Gerard Depardieu is off to live in Belgium, a fate you wouldn't wish on anyone.
Worse, he's getting pelters from some fellow French citizens for being a tax exile. The socialist government in France has raised tax on income over 1m euros to 75%. Depardieu has decided to relocate just across the border where the tax is 50%. French Prime Minister Jean-Marc Ayrault described Depardieu's behaviour as "shabby". See the view from moral high ground? See politicians living well off the public purse?
Jean de Florette, as I often think fondly of M Depardieu, is upset at accusations of a lack of patriotism. Over his career he has paid £118m to the French taxman. Not a shabby sum. Depardieu is handing back his French passport which is sad.
My message to him is don't go to Belgium, come to Scotland. You will like my new tax regime for an independent (or fully fiscally enabled) Scotland. The back of the envelope is available for inspection. No individual pays more than 20% tax regardless of income. After all, 20% of many millions of pounds is better than no percent of nothing. No tax on success. (Another detail on the envelope is that all companies pay reasonable taxes. No dodges, no exceptions.)
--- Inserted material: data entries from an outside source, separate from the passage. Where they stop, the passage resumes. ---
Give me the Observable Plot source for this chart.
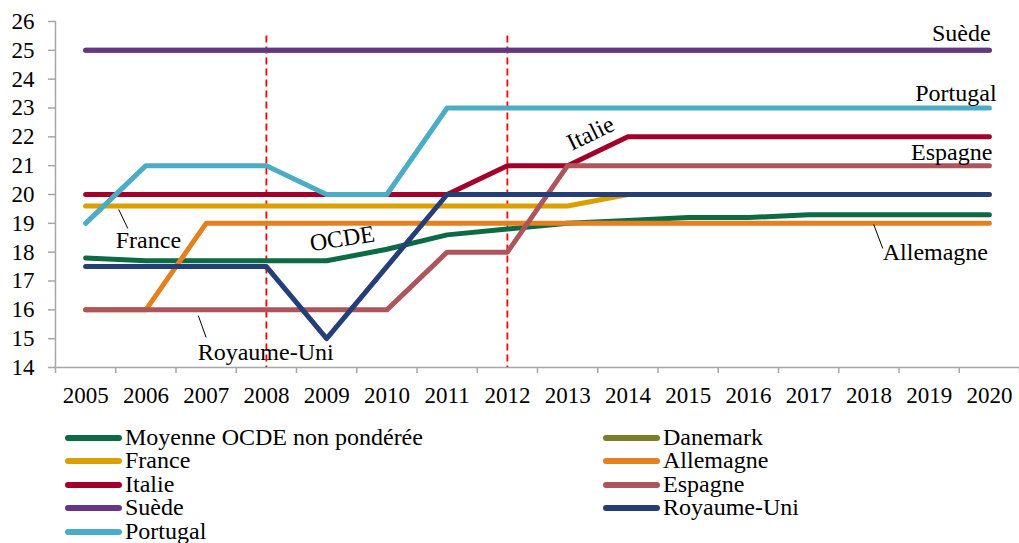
<!DOCTYPE html>
<html><head><meta charset="utf-8">
<script src="https://cdn.jsdelivr.net/npm/d3@7"></script>
<script src="https://cdn.jsdelivr.net/npm/@observablehq/plot@0.6"></script>
<style>
body{margin:0;background:#fff;font-family:'Liberation Serif','Times New Roman',serif;}
#chart svg{display:block;}
#legend{position:relative;height:123px;font-size:24px;color:#000;}
.item{position:absolute;display:flex;align-items:center;height:23.5px;line-height:23.5px;white-space:nowrap;}
.sw{width:57px;height:6px;border-radius:3px;margin-right:3px;}
</style></head>
<body><div id="chart"></div><div id="legend"></div>
<script>
const years = [2005,2006,2007,2008,2009,2010,2011,2012,2013,2014,2015,2016,2017,2018,2019,2020];
const yTicks = [14,15,16,17,18,19,20,21,22,23,24,25,26];
const seriesNames = ["Moyenne OCDE non pondérée","Danemark","France","Allemagne","Italie","Espagne","Suède","Royaume-Uni","Portugal"];
const ocde      = [17.8,17.7,17.7,17.7,17.7,18.1,18.6,18.8,19.0,19.1,19.2,19.2,19.3,19.3,19.3,19.3];
const danemark  = [25,25,25,25,25,25,25,25,25,25,25,25,25,25,25,25];
const france    = [19.6,19.6,19.6,19.6,19.6,19.6,19.6,19.6,19.6,20,20,20,20,20,20,20];
const allemagne = [16,16,19,19,19,19,19,19,19,19,19,19,19,19,19,19];
const italie    = [20,20,20,20,20,20,20,21,21,22,22,22,22,22,22,22];
const espagne   = [16,16,16,16,16,16,18,18,21,21,21,21,21,21,21,21];
const suede     = [25,25,25,25,25,25,25,25,25,25,25,25,25,25,25,25];
const royaumeUni= [17.5,17.5,17.5,17.5,15,17.5,20,20,20,20,20,20,20,20,20,20];
const portugal  = [19,21,21,21,20,20,23,23,23,23,23,23,23,23,23,23];
const seriesValues = [ocde,danemark,france,allemagne,italie,espagne,suede,royaumeUni,portugal];
const colors = ["#0b6b45","#7a7f2b","#dba000","#e3811f","#a2002a","#ae545b","#673585","#243f78","#4bacc6"];
const markerYears = [2008,2012];

const data = seriesNames.flatMap((name,i)=>years.map((year,j)=>({series:name,year,value:seriesValues[i][j]})));
const boundaries = years.map(y=>y-0.5).concat([years[years.length-1]+0.5]);
const grey = "#a6a6a6";
const serif = "'Liberation Serif', 'Times New Roman', serif";

const chart = Plot.plot({
  width:1019, height:420,
  marginLeft:55, marginRight:0, marginTop:21, marginBottom:53,
  style:{fontFamily:serif, fontSize:"23px", background:"#fff", color:"#000"},
  x:{type:"linear", domain:[boundaries[0], boundaries[boundaries.length-1]], label:null},
  y:{domain:[14,26], label:null},
  color:{domain:seriesNames, range:colors},
  marks:[
    Plot.axisY({ticks:yTicks, tickSize:7, tickPadding:14, stroke:grey, fill:"#000", tickFormat:d=>String(d), label:null, strokeWidth:1.5}),
    Plot.axisX({ticks:boundaries, tickSize:6, stroke:grey, tickFormat:()=>"", label:null, strokeWidth:1.5}),
    Plot.axisX({ticks:years, tickSize:0, tickPadding:19, fill:"#000", tickFormat:d=>String(d), label:null}),
    Plot.frame({anchor:"left", stroke:grey, strokeWidth:1.5}),
    Plot.frame({anchor:"bottom", stroke:grey, strokeWidth:1.5}),
    Plot.ruleX(markerYears, {x:d=>d, y1:25.5, y2:14, stroke:"#ff0000", strokeWidth:1.8, strokeDasharray:"7,4"}),
    Plot.line(data, {x:"year", y:"value", z:"series", stroke:"series", strokeWidth:5, strokeLinecap:"round", strokeLinejoin:"round"}),
    Plot.link([
      {x1:2018.08,y1:18.96,x2:2018.23,y2:18.13},
      {x1:2005.55,y1:19.48,x2:2005.7,y2:18.82},
      {x1:2006.87,y1:15.80,x2:2007.0,y2:15.04}
    ], {x1:"x1",y1:"y1",x2:"x2",y2:"y2", stroke:"#000", strokeWidth:1}),
    Plot.text([
      {t:"Suède", x:2020.02, y:25.58},
      {t:"Portugal", x:2020.12, y:23.5},
      {t:"Espagne", x:2020.05, y:21.46}
    ], {x:"x", y:"y", text:"t", textAnchor:"end", fontSize:24, fill:"#000"}),
    Plot.text([
      {t:"Allemagne", x:2018.23, y:17.99},
      {t:"France", x:2005.5, y:18.40},
      {t:"Royaume-Uni", x:2006.86, y:14.52}
    ], {x:"x", y:"y", text:"t", textAnchor:"start", fontSize:24, fill:"#000"}),
    Plot.text([{t:"OCDE", x:2009.26, y:18.47}], {x:"x", y:"y", text:"t", rotate:-9, fontSize:24, fill:"#000"}),
    Plot.text([{t:"Italie", x:2013.38, y:22.12}], {x:"x", y:"y", text:"t", rotate:-26, fontSize:24, fill:"#000"})
  ]
});
document.getElementById("chart").appendChild(chart);

const legend = document.getElementById("legend");
seriesNames.forEach((name,i)=>{
  const col = i % 2, row = Math.floor(i/2);
  const item = document.createElement("div");
  item.className = "item";
  item.style.left = (col===0 ? 65 : 603) + "px";
  item.style.top = (5.75 + row*23.5) + "px";
  const sw = document.createElement("div");
  sw.className = "sw";
  sw.style.background = colors[i];
  const label = document.createElement("span");
  label.textContent = name;
  item.appendChild(sw); item.appendChild(label);
  legend.appendChild(item);
});
</script>
</body></html>
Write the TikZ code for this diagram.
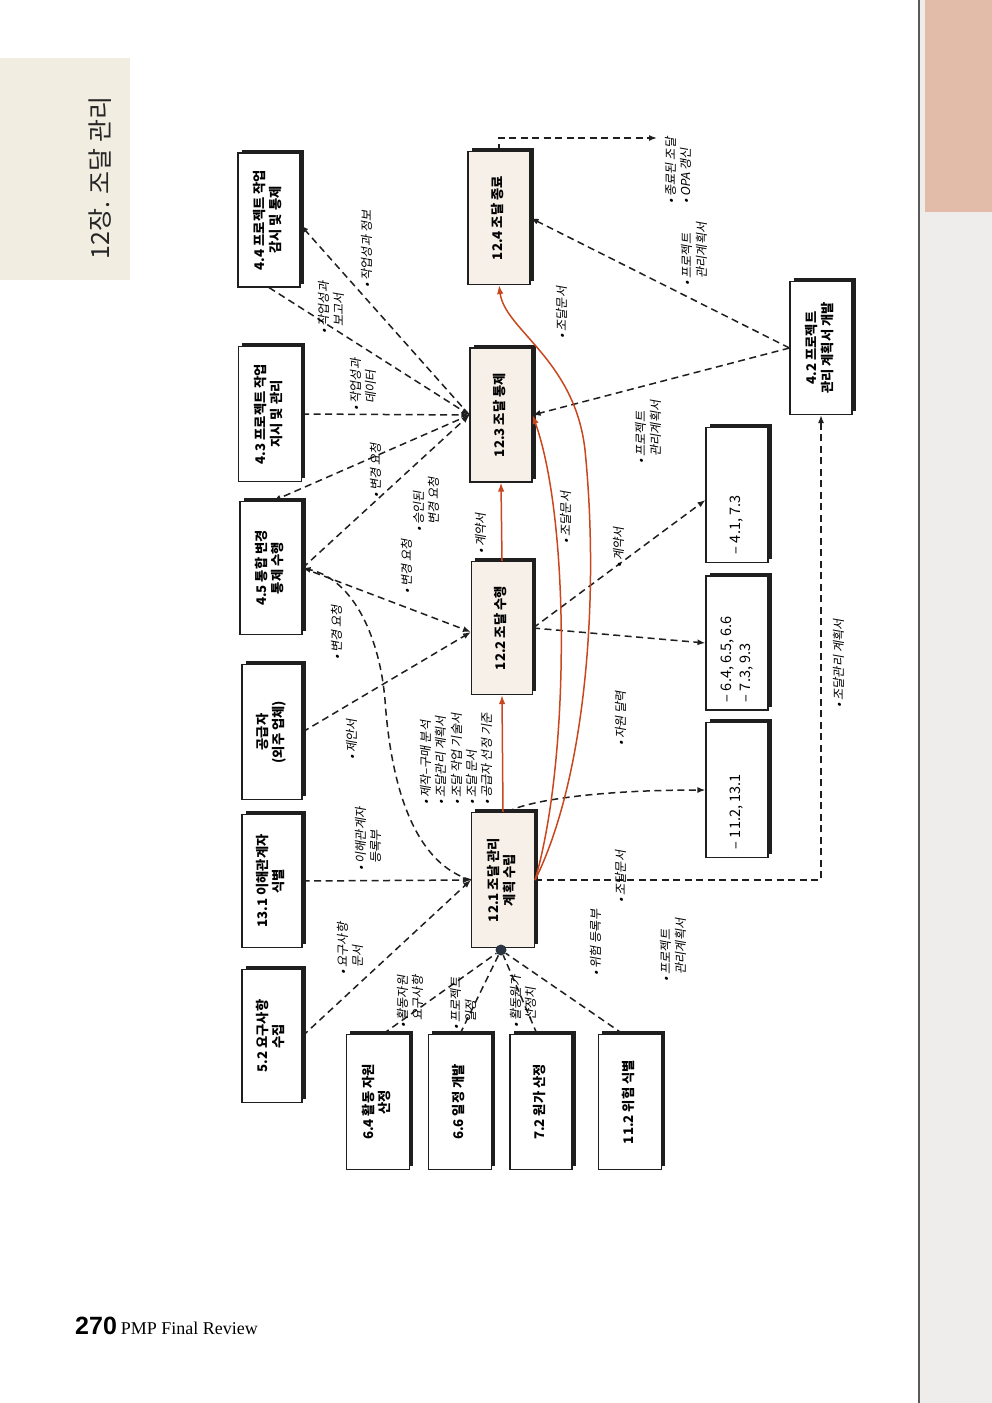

So Gerard, the big man, comes to live in Glasgow. He is a lovely neighbour, people will say. Never peed in the close once. In fact, never misses his turn at the stairs.
In a few years we'll not be able to move for film stars, writers, artists, entrepreneurs, and interesting wealthy folk who have come to Scotland, enriching the country with more than money.
Sean Connery is back living in Fountainbridge. He plays his golf at Braid Hills. His pal Michael Caine, another new Scottish taxpayer, doesn't golf but goes along to caddy just for the exercise.
Andy Murray is working as a tennis coach in Dunblane. Lionel Messi fulfils his ambition of playing in the Scottish first division and hopes he can one day get Rangers promoted back to the SPL.
There's only one rule in the tax regime. Nobody evades or avoids paying the 20%. Those who do get an official sherrickin (that's Scottish for being named and shamed) on BBC Reporting Scotland. Persistent offenders are given a knighthood and then have it taken away.